Multilingual AI for India’s linguistic breadth

To serve a linguistically diverse market, Reliance Intelligence is building multilingual services across 22 Indian languages. A new suite of applications targets key sectors:

  • JioBharatIQ — a consumer-facing assistant for everyday tasks.
  • AI Vyapar — tools for merchants and MSMEs to digitize and automate operations.
  • JioHealthIQ — AI services for healthcare workflows.
  • JioLearnIQ — education support and personalized learning.
  • JioKrishiIQ — advisory and analytics for agriculture.

Consumer features: AI built into the Jio network

A new AI-powered call assistant will be embedded directly in the Jio network. Activated with the “Hey Jio” command, it can transcribe calls in real time, generate summaries, identify speakers, and execute tasks—such as booking cabs or ordering food—while the call is in progress. Reliance expects to roll this out to more than 500 million users later this year.

The MyJio app is also being reimagined as a conversational personal assistant capable of handling roaming pack selection, eSIM activation, and support queries. Reliance emphasized user consent controls and robust payment authorization safeguards as core design principles.

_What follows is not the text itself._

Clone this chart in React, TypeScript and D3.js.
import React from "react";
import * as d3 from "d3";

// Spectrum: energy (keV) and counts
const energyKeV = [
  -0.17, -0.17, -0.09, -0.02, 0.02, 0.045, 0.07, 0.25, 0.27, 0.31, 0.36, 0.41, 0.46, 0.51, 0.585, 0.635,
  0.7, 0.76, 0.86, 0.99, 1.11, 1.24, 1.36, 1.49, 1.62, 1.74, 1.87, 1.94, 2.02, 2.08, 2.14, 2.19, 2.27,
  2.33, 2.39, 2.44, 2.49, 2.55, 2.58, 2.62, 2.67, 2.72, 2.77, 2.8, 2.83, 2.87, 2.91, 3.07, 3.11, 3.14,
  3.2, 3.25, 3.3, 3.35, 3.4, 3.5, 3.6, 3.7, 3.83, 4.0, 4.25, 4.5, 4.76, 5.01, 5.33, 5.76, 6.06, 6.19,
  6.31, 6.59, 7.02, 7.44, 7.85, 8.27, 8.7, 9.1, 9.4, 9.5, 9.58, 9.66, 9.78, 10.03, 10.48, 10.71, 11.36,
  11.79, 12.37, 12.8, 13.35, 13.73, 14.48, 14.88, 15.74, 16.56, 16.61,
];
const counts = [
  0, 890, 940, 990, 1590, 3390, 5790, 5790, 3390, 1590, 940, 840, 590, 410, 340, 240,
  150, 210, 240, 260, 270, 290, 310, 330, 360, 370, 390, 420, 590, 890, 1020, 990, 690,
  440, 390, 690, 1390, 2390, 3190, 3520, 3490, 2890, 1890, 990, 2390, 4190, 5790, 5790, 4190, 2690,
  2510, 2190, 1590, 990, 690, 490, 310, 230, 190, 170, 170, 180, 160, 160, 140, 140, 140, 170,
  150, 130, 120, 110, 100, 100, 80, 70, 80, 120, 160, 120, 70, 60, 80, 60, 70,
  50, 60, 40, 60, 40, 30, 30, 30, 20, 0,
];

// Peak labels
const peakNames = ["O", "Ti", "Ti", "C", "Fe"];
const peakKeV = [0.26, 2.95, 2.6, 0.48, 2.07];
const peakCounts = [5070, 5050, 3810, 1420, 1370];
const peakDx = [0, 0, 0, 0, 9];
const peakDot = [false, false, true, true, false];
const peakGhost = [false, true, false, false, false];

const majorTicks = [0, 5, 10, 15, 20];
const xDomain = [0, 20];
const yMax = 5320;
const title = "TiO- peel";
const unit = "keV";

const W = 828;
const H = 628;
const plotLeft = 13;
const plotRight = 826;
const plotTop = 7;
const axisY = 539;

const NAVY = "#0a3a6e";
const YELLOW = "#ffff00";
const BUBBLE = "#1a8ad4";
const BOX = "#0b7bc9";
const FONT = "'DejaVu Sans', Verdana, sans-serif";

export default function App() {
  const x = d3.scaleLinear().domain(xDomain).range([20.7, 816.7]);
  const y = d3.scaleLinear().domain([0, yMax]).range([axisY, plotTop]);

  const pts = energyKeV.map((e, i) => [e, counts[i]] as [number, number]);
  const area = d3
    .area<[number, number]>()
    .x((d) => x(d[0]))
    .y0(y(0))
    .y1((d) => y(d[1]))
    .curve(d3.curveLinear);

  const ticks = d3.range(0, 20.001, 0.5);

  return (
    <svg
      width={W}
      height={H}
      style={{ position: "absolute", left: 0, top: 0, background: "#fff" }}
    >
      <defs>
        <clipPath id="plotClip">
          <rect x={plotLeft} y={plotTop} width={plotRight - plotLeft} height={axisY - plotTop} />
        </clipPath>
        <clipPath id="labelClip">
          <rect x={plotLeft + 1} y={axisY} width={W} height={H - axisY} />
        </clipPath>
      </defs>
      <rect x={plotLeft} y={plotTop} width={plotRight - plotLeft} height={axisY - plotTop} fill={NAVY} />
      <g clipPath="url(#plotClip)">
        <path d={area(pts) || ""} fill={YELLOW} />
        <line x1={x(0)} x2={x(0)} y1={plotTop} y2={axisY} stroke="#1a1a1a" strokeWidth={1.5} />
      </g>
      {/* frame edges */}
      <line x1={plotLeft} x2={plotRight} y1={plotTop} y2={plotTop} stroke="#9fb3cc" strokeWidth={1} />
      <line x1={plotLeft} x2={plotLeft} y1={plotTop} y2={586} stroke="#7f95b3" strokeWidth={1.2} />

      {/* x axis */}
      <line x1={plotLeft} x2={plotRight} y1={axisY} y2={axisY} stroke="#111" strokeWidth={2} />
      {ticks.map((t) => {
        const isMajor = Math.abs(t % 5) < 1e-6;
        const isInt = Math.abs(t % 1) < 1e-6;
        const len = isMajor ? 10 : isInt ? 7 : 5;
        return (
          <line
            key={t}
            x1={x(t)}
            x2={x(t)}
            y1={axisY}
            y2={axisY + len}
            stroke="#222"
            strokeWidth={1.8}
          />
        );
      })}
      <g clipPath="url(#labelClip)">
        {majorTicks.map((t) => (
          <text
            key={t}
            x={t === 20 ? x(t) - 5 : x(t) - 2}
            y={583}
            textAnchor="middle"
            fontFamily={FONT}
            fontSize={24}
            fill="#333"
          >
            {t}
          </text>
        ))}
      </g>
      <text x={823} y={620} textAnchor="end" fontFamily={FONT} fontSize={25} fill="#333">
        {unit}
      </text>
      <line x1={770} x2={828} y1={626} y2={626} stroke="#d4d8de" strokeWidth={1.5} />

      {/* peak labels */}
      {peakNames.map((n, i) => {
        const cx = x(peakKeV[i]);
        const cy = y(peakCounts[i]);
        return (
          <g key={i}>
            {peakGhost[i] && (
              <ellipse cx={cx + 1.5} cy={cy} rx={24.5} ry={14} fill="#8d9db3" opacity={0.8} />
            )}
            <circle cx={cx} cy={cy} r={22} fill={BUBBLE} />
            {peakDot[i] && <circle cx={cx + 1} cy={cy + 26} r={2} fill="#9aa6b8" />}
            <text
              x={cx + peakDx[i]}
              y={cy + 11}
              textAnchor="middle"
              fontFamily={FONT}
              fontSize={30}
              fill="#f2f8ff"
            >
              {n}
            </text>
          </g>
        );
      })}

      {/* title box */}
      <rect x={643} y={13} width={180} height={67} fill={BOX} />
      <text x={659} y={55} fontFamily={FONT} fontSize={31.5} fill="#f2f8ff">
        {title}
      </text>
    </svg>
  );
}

AI woven across Reliance businesses

  • Jio: AI-native network management to improve reliability and drive operational efficiency.
  • Reliance Retail: AI-led merchandising and supply chain optimization to sharpen demand forecasting and inventory turns.
  • JioStar: multilingual content creation assistance to accelerate production workflows.
  • Oil-to-chemicals: AI-driven process optimization to improve yields and reduce energy consumption.

Driving down AI costs—at national scale

Ambani drew a parallel to Jio’s role in making mobile data affordable, pledging that Reliance Intelligence will similarly reset AI economics in India by the end of this decade. The goal: deliver enterprise-grade capabilities at dramatically lower total cost, enabled by hyperscale compute, energy-efficient infrastructure, and a services layer tuned for Indian use cases.

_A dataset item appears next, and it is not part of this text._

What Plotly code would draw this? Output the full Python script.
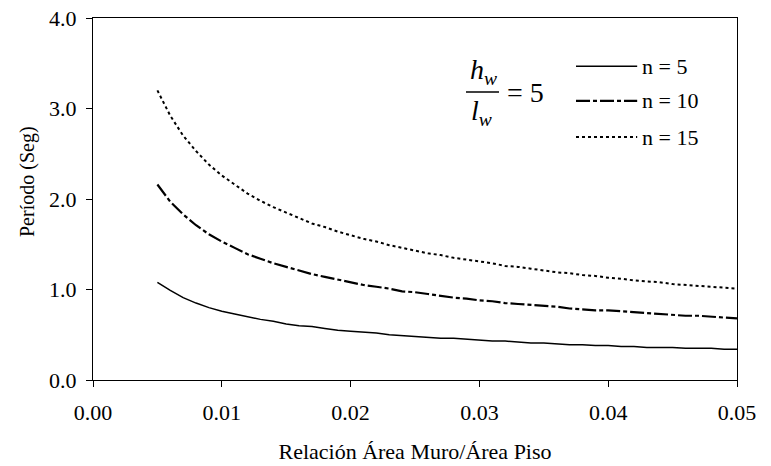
import plotly.graph_objects as go

# Data
x_ratio = [0.005, 0.006, 0.007, 0.008, 0.009, 0.010, 0.011, 0.012, 0.013, 0.014,
           0.015, 0.016, 0.017, 0.018, 0.019, 0.020, 0.021, 0.022, 0.023, 0.024,
           0.025, 0.026, 0.027, 0.028, 0.029, 0.030, 0.031, 0.032, 0.033, 0.034,
           0.035, 0.036, 0.037, 0.038, 0.039, 0.040, 0.041, 0.042, 0.043, 0.044,
           0.045, 0.046, 0.047, 0.048, 0.049, 0.050]

period_n5 = [1.08, 0.99, 0.91, 0.85, 0.80, 0.76, 0.73, 0.70, 0.67, 0.65,
             0.62, 0.60, 0.59, 0.57, 0.55, 0.54, 0.53, 0.52, 0.50, 0.49,
             0.48, 0.47, 0.46, 0.46, 0.45, 0.44, 0.43, 0.43, 0.42, 0.41,
             0.41, 0.40, 0.39, 0.39, 0.38, 0.38, 0.37, 0.37, 0.36, 0.36,
             0.36, 0.35, 0.35, 0.35, 0.34, 0.34]

period_n10 = [2.16, 1.97, 1.83, 1.71, 1.61, 1.53, 1.46, 1.39, 1.34, 1.29,
              1.25, 1.21, 1.17, 1.14, 1.11, 1.08, 1.05, 1.03, 1.01, 0.98,
              0.97, 0.95, 0.93, 0.91, 0.90, 0.88, 0.87, 0.85, 0.84, 0.83,
              0.82, 0.81, 0.79, 0.78, 0.77, 0.77, 0.76, 0.75, 0.74, 0.73,
              0.72, 0.71, 0.71, 0.70, 0.69, 0.68]

period_n15 = [3.20, 2.92, 2.70, 2.53, 2.38, 2.26, 2.16, 2.06, 1.98, 1.91,
              1.85, 1.79, 1.73, 1.69, 1.64, 1.60, 1.56, 1.53, 1.49, 1.46,
              1.43, 1.40, 1.38, 1.35, 1.33, 1.31, 1.29, 1.26, 1.25, 1.23,
              1.21, 1.19, 1.18, 1.16, 1.15, 1.13, 1.12, 1.10, 1.09, 1.08,
              1.06, 1.05, 1.04, 1.03, 1.02, 1.01]

series_names = ["n = 5", "n = 10", "n = 15"]
x_ticks = [0.00, 0.01, 0.02, 0.03, 0.04, 0.05]
y_ticks = [0.0, 1.0, 2.0, 3.0, 4.0]

FONT = "Liberation Serif"
styles = [
    dict(color="black", width=1.5, dash="solid"),
    dict(color="black", width=2.2, dash="14px,3px,4px,3px"),
    dict(color="black", width=2, dash="3px,3px"),
]

fig = go.Figure()
for name, ys, st in zip(series_names, [period_n5, period_n10, period_n15], styles):
    fig.add_trace(go.Scatter(x=x_ratio, y=ys, mode="lines", name=name,
                             line=st, showlegend=False))

# Custom legend (long line samples as in the reference)
leg_rows = [0.867, 0.771, 0.671]
for name, st, yy in zip(series_names, styles, leg_rows):
    fig.add_shape(type="line", xref="paper", yref="paper",
                  x0=0.750, x1=0.845, y0=yy, y1=yy, line=st)
    fig.add_annotation(xref="paper", yref="paper", x=0.849, y=yy,
                       text=name, showarrow=False, xanchor="left", yanchor="middle",
                       font=dict(family=FONT, size=22, color="black"))

# h_w / l_w = 5 label
bar_y = (380 - 92) / 362
fig.add_shape(type="line", xref="paper", yref="paper",
              x0=(466 - 93) / 644, x1=(499 - 93) / 644, y0=bar_y, y1=bar_y,
              line=dict(color="black", width=1.3))
fig.add_annotation(xref="paper", yref="paper", x=(483 - 93) / 644, y=bar_y + 0.003,
                   text="<i>h</i><sub><i>w</i></sub>", showarrow=False,
                   xanchor="center", yanchor="bottom",
                   font=dict(family=FONT, size=28, color="black"))
fig.add_annotation(xref="paper", yref="paper", x=(481 - 93) / 644, y=bar_y - 0.003,
                   text="<i>l</i><sub><i>w</i></sub>", showarrow=False,
                   xanchor="center", yanchor="top",
                   font=dict(family=FONT, size=28, color="black"))
fig.add_annotation(xref="paper", yref="paper", x=(505 - 93) / 644, y=bar_y,
                   text="= 5", showarrow=False, xanchor="left", yanchor="middle",
                   font=dict(family=FONT, size=28, color="black"))

# Y axis title (placed slightly above plot centre, as in the reference)
fig.add_annotation(xref="paper", yref="paper", x=(28 - 93) / 644, y=(380 - 182) / 362,
                   text="Período (Seg)", showarrow=False, textangle=-90,
                   xanchor="center", yanchor="middle",
                   font=dict(family=FONT, size=20, color="black"))

axis_common = dict(showline=True, linecolor="black", linewidth=1.3, mirror=True,
                   ticks="outside", ticklen=6, tickwidth=1.3, tickcolor="black",
                   showgrid=False, zeroline=False,
                   tickfont=dict(family=FONT, size=22, color="black"))

fig.update_xaxes(range=[0, 0.05], tickvals=x_ticks, tickformat=".2f",
                 ticklabelstandoff=6,
                 title=dict(text="Relación Área Muro/Área Piso", standoff=20,
                            font=dict(family=FONT, size=22, color="black")),
                 **axis_common)
fig.update_yaxes(range=[0, 4], tickvals=y_ticks, tickformat=".1f",
                 ticklabelstandoff=5,
                 **axis_common)

fig.update_layout(width=771, height=466, autosize=False,
                  margin=dict(l=93, r=34, t=18, b=86, autoexpand=False),
                  paper_bgcolor="white", plot_bgcolor="white",
                  font=dict(family=FONT, color="black"))

fig.write_html("out.html")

Talent, startups, and research collaborations

Beyond infrastructure, Reliance is investing in AI talent pipelines, startup ecosystems, and partnerships with Indian universities and research institutions. The company positions this as a flywheel: homegrown research feeding open and proprietary models, which in turn power developer tools, enterprise platforms, and consumer services—all anchored in India’s data and regulatory landscape.

From blueprint to build-out

Reliance Intelligence has moved from planning to execution, with Jamnagar as the launchpad for a sovereign AI platform serving consumers, enterprises, and governments. If delivered on schedule, the 120 MW milestone by 2026, the ramp to more than 200,000 H100‑equivalent GPUs, and the rollout of network-native AI services could materially change India’s AI adoption curve—and help shift the country from AI user to AI producer, at global scale.